Problem to solve - Will you write out the data exactly, excluding every picture?

■ ■ ■ ■ ■ ■ ■

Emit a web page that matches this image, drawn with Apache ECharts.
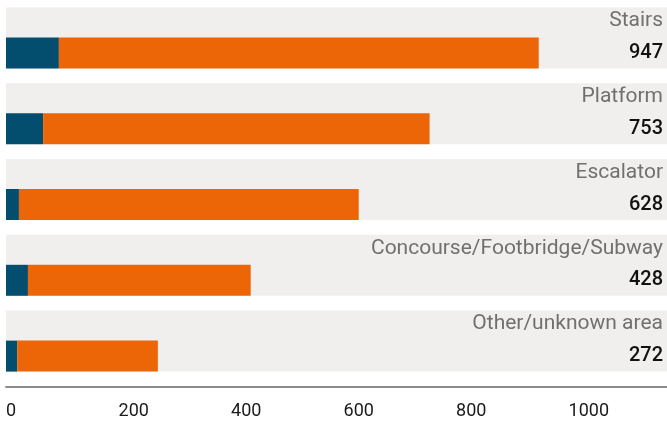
<!DOCTYPE html>
<html>
<head>
<meta charset="utf-8">
<script src="https://cdn.jsdelivr.net/npm/echarts@6/dist/echarts.min.js"></script>
<style>
  html, body { margin: 0; padding: 0; background: #fff; }
  #chart { width: 667px; height: 424px; }
</style>
</head>
<body>
<div id="chart"></div>
<script>
var categories = ['Stairs', 'Platform', 'Escalator', 'Concourse/Footbridge/Subway', 'Other/unknown area'];
var blueValues = [94, 66, 23, 39, 20];
var orangeValues = [853, 687, 604, 396, 250];
var totals = [947, 753, 628, 428, 272];
var tickValues = [0, 200, 400, 600, 800, 1000];

var AXIS_MAX = 1175;
var bandValues = categories.map(function () { return AXIS_MAX; });

var myChart = echarts.init(document.getElementById('chart'));
var font = 'Roboto, "Noto Sans", sans-serif';

var option = {
    animation: false,
    grid: [
        {left: 6, right: 0, top: 0, height: 379},   // grey bands
        {left: 6, right: 0, top: 15, height: 379}   // bars, shifted to the lower half
    ],
    xAxis: [
        {
            gridIndex: 0,
            type: 'value',
            min: 0,
            max: AXIS_MAX,
            interval: 200,
            offset: 8,
            axisLine: {show: true, lineStyle: {color: '#8c8c8c', width: 2}},
            axisTick: {show: false},
            splitLine: {show: false},
            axisLabel: {
                margin: 15,
                align: 'left',
                color: '#1a1a1a',
                fontSize: 18,
                fontFamily: font,
                showMaxLabel: false,
                formatter: function (v) {
                    return tickValues.indexOf(v) >= 0 ? String(v) : '';
                }
            }
        },
        {gridIndex: 1, type: 'value', min: 0, max: AXIS_MAX, show: false}
    ],
    yAxis: [
        {gridIndex: 0, type: 'category', data: categories, inverse: true, show: false},
        {
            gridIndex: 1,
            type: 'category',
            data: categories,
            inverse: true,
            position: 'right',
            axisLine: {show: false},
            axisTick: {show: false},
            axisLabel: {
                inside: true,
                margin: 4,
                color: '#111',
                fontSize: 20,
                fontWeight: 500,
                fontFamily: font,
                formatter: function (v, i) { return totals[i]; }
            },
            z: 10
        }
    ],
    series: [
        {
            type: 'bar',
            xAxisIndex: 0,
            yAxisIndex: 0,
            barWidth: 61,
            data: bandValues,
            itemStyle: {color: '#f0efed'},
            silent: true,
            label: {
                show: true,
                position: 'insideTopRight',
                distance: 4,
                offset: [0, -1],
                color: '#707070',
                fontSize: 21,
                fontFamily: font,
                formatter: '{b}'
            }
        },
        {
            type: 'bar',
            xAxisIndex: 1,
            yAxisIndex: 1,
            stack: 'total',
            barWidth: 31,
            data: blueValues,
            itemStyle: {color: '#034e6f'}
        },
        {
            type: 'bar',
            xAxisIndex: 1,
            yAxisIndex: 1,
            stack: 'total',
            barWidth: 31,
            data: orangeValues,
            itemStyle: {color: '#ec6608'}
        }
    ]
};
myChart.setOption(option, true);
window.addEventListener('resize', function () {
    myChart.resize();
});
</script>
</body>
</html>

■ ■ ■ ■ ■ ■ ■

Solved exercise -
Emit a web page that matches this image, drawn with Apache ECharts.
<!DOCTYPE html>
<html>
<head>
<meta charset="utf-8">
<script src="https://cdn.jsdelivr.net/npm/echarts@6/dist/echarts.min.js"></script>
<style>
  html, body { margin: 0; padding: 0; background: #fff; }
  #chart { width: 667px; height: 424px; }
</style>
</head>
<body>
<div id="chart"></div>
<script>
var categories = ['Stairs', 'Platform', 'Escalator', 'Concourse/Footbridge/Subway', 'Other/unknown area'];
var blueValues = [94, 66, 23, 39, 20];
var orangeValues = [853, 687, 604, 396, 250];
var totals = [947, 753, 628, 428, 272];
var tickValues = [0, 200, 400, 600, 800, 1000];

var AXIS_MAX = 1175;
var bandValues = categories.map(function () { return AXIS_MAX; });

var myChart = echarts.init(document.getElementById('chart'));
var font = 'Roboto, "Noto Sans", sans-serif';

var option = {
    animation: false,
    grid: [
        {left: 6, right: 0, top: 0, height: 379},   // grey bands
        {left: 6, right: 0, top: 15, height: 379}   // bars, shifted to the lower half
    ],
    xAxis: [
        {
            gridIndex: 0,
            type: 'value',
            min: 0,
            max: AXIS_MAX,
            interval: 200,
            offset: 8,
            axisLine: {show: true, lineStyle: {color: '#8c8c8c', width: 2}},
            axisTick: {show: false},
            splitLine: {show: false},
            axisLabel: {
                margin: 15,
                align: 'left',
                color: '#1a1a1a',
                fontSize: 18,
                fontFamily: font,
                showMaxLabel: false,
                formatter: function (v) {
                    return tickValues.indexOf(v) >= 0 ? String(v) : '';
                }
            }
        },
        {gridIndex: 1, type: 'value', min: 0, max: AXIS_MAX, show: false}
    ],
    yAxis: [
        {gridIndex: 0, type: 'category', data: categories, inverse: true, show: false},
        {
            gridIndex: 1,
            type: 'category',
            data: categories,
            inverse: true,
            position: 'right',
            axisLine: {show: false},
            axisTick: {show: false},
            axisLabel: {
                inside: true,
                margin: 4,
                color: '#111',
                fontSize: 20,
                fontWeight: 500,
                fontFamily: font,
                formatter: function (v, i) { return totals[i]; }
            },
            z: 10
        }
    ],
    series: [
        {
            type: 'bar',
            xAxisIndex: 0,
            yAxisIndex: 0,
            barWidth: 61,
            data: bandValues,
            itemStyle: {color: '#f0efed'},
            silent: true,
            label: {
                show: true,
                position: 'insideTopRight',
                distance: 4,
                offset: [0, -1],
                color: '#707070',
                fontSize: 21,
                fontFamily: font,
                formatter: '{b}'
            }
        },
        {
            type: 'bar',
            xAxisIndex: 1,
            yAxisIndex: 1,
            stack: 'total',
            barWidth: 31,
            data: blueValues,
            itemStyle: {color: '#034e6f'}
        },
        {
            type: 'bar',
            xAxisIndex: 1,
            yAxisIndex: 1,
            stack: 'total',
            barWidth: 31,
            data: orangeValues,
            itemStyle: {color: '#ec6608'}
        }
    ]
};
myChart.setOption(option, true);
window.addEventListener('resize', function () {
    myChart.resize();
});
</script>
</body>
</html>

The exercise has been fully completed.